Деньги, надобные для жизни, Николай Робертович зарабатывал тем литературным трудом, который особенно труден, потому что не освободителен, не утешителен для автора. Сразу же чётко замечу, что жена его и тёща не были корыстны, были добры и щедры. Многие обездоленные животные, собаки и кошки, также растения обрели неисчислимую долю любви и приют вблизи строящегося дома. Просто — не об участке, об участи речь, о несчастии, диким и убогим памятником которому стоит этот дом, не знаю, кому принадлежащий. В нашей общей местности, или в моей, как истолкуем английскую поговорку про дом и крепость? Всё — пустое.
Один вечер радости всё же был в этом доме на моей памяти. Нечто вроде новоселья, но Николай Робертович не имел дарования быть домовладельцем. Среди гостей — Михаил Давыдович Вольпин, Андрей Петрович Старостин, Юрий Петрович Любимов, никогда не забывавшие, не покидавшие своего всегда опального друга.
В последний раз я увидела Николая Робертовича в больнице. Инна, опустив лицо в ладони, сидела на стуле возле палаты. Добыванием палаты и лекарств занимался Юрий Петрович Любимов. И в тот день он добыл ещё какие-то лекарства, тоща уже не вспомогательные, теперь целебные для меня как воспоминание — добыча памяти со мной.
Я вошла. Николай Робертович уже подлежал проникновению в знание, в которое живые не вхожи.
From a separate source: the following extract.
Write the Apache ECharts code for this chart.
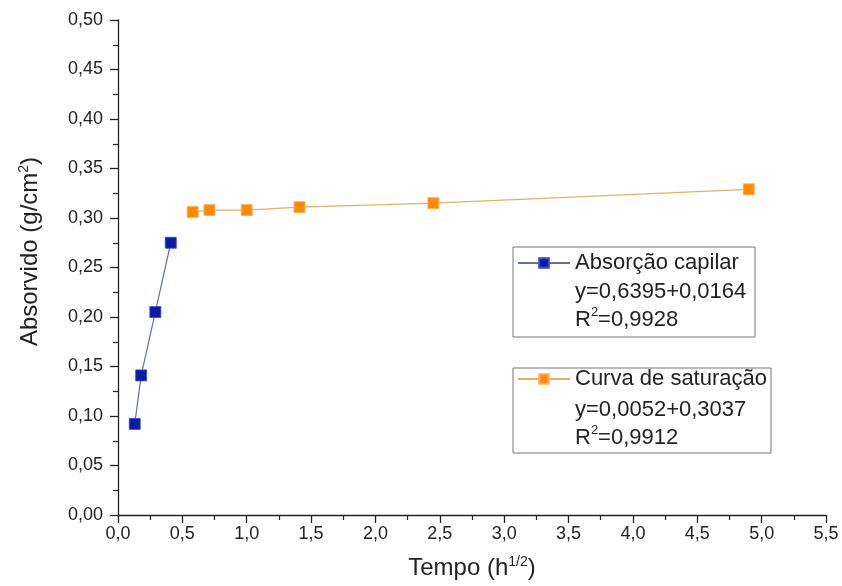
<html><head>
<meta charset="UTF-8">
<title>Absorção capilar</title>
<style>
  body { margin: 0; padding: 0; background: #fff; }
  #chart { width: 842px; height: 586px; }
</style>
</head>
<body>
<div id="chart"></div>
<script src="https://cdn.jsdelivr.net/npm/echarts@6/dist/echarts.min.js"></script>
<script>
  // dados
  const capilarX = [0.13, 0.18, 0.29, 0.41];
  const capilarY = [0.092, 0.141, 0.205, 0.275];
  const saturacaoX = [0.58, 0.71, 1.0, 1.41, 2.45, 4.90];
  const saturacaoY = [0.306, 0.308, 0.308, 0.311, 0.315, 0.329];
  const eqCapilar = ['y=0,6395+0,0164', 'R{sup|2}=0,9928'];
  const eqSaturacao = ['y=0,0052+0,3037', 'R{sup|2}=0,9912'];

  const FONT = '"Liberation Sans", Arial, sans-serif';
  const zip = (xs, ys) => xs.map((x, i) => [x, ys[i]]);

  const chart = echarts.init(document.getElementById('chart'));

  const supStyle = { fontSize: 14, verticalAlign: 'top', padding: [0, 0, 12, 0], fontFamily: FONT, color: '#222' };
  const eqSup = { fontSize: 13, verticalAlign: 'top', lineHeight: 28, padding: [0, 0, 10, 0], fontFamily: FONT, fill: '#222' };

  const axisCommon = {
    axisLine: { show: true, onZero: false, lineStyle: { color: '#222', width: 1.3 } },
    axisTick: { show: true, inside: false, length: 8, lineStyle: { color: '#222', width: 1.3 } },
    minorTick: { show: true, splitNumber: 2, length: 5, lineStyle: { color: '#222', width: 1.2 } },
    splitLine: { show: false }
  };

  const option = {
    animation: false,
    grid: { left: 118, right: 16, top: 20, bottom: 71 },
    xAxis: Object.assign({}, axisCommon, {
      type: 'value', min: 0, max: 5.5, interval: 0.5,
      name: 'Tempo (h{sup|1/2})', nameLocation: 'middle', nameGap: 40,
      nameTextStyle: { fontFamily: FONT, fontSize: 24, color: '#222', rich: { sup: supStyle } },
      axisLabel: { fontFamily: FONT, fontSize: 18, color: '#222', margin: 10,
        formatter: v => v.toFixed(1).replace('.', ',') }
    }),
    yAxis: Object.assign({}, axisCommon, {
      type: 'value', min: 0, max: 0.5, interval: 0.05,
      name: 'Absorvido (g/cm{sup|2})', nameLocation: 'middle', nameGap: 75,
      nameTextStyle: { fontFamily: FONT, fontSize: 24, color: '#222', padding: [0, 0, 0, 32], rich: { sup: supStyle } },
      axisLabel: { fontFamily: FONT, fontSize: 18, color: '#222', margin: 15,
        formatter: v => v.toFixed(2).replace('.', ',') }
    }),
    legend: [
      {
        data: ['Absorção capilar'], left: 517, top: 252, orient: 'vertical',
        itemWidth: 52, itemHeight: 12, itemGap: 0, padding: 0,
        textStyle: { fontFamily: FONT, fontSize: 22, color: '#222' }
      },
      {
        data: ['Curva de saturação'], left: 517, top: 368, orient: 'vertical',
        itemWidth: 52, itemHeight: 12, itemGap: 0, padding: 0,
        textStyle: { fontFamily: FONT, fontSize: 22, color: '#222' }
      }
    ],
    graphic: [
      { type: 'rect', shape: { x: 513, y: 247, width: 242, height: 90 },
        style: { fill: 'none', stroke: '#777', lineWidth: 1 } },
      { type: 'rect', shape: { x: 513, y: 368, width: 258, height: 85 },
        style: { fill: 'none', stroke: '#777', lineWidth: 1 } },
      { type: 'text', left: 575, top: 278,
        style: { text: eqCapilar.join('\n'), fontFamily: FONT, fontSize: 22, fill: '#222', lineHeight: 28,
          rich: { sup: eqSup } } },
      { type: 'text', left: 575, top: 396,
        style: { text: eqSaturacao.join('\n'), fontFamily: FONT, fontSize: 22, fill: '#222', lineHeight: 28,
          rich: { sup: eqSup } } }
    ],
    series: [
      {
        name: 'Absorção capilar', type: 'line', data: zip(capilarX, capilarY),
        symbol: 'rect', symbolSize: 11,
        lineStyle: { color: '#6670a0', width: 1.2 },
        itemStyle: { color: '#0c1ca0', borderColor: '#3c4cc0', borderWidth: 0.8 }
      },
      {
        name: 'Curva de saturação', type: 'line', data: zip(saturacaoX, saturacaoY),
        symbol: 'rect', symbolSize: 11,
        lineStyle: { color: '#d9b36a', width: 1.2 },
        itemStyle: { color: '#ff8a0a', borderColor: '#ffb050', borderWidth: 0.8 }
      }
    ]
  };

  chart.setOption(option);
</script>
</body>
</html>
Всею любовью склонившись к нему, я бессмысленно сказала: «Николай Робертович, Вы узнаёте меня? Это я, Белла». Не до этого узнавания ему было. Глядя не на меня, не отсюда, он сказал: «Принесите книги». Дальше — точно. «Какие книги, Николай Робертович?» — «Про революцию… Про гражданскую войну… Я знаю… Они напечатают… Поставят…» Слова эти были произнесены человеком, совершенно не суетным при жизни, лишь усмешку посылавшим всякой возможной поблажке: публикации ли, постановке ли. Но это уже не при жизни было сказано. Художественное недосказание и есть подлинная трагедия художника, а не жизнь его, не смерть. Так я поняла это последнее признание и предсказание.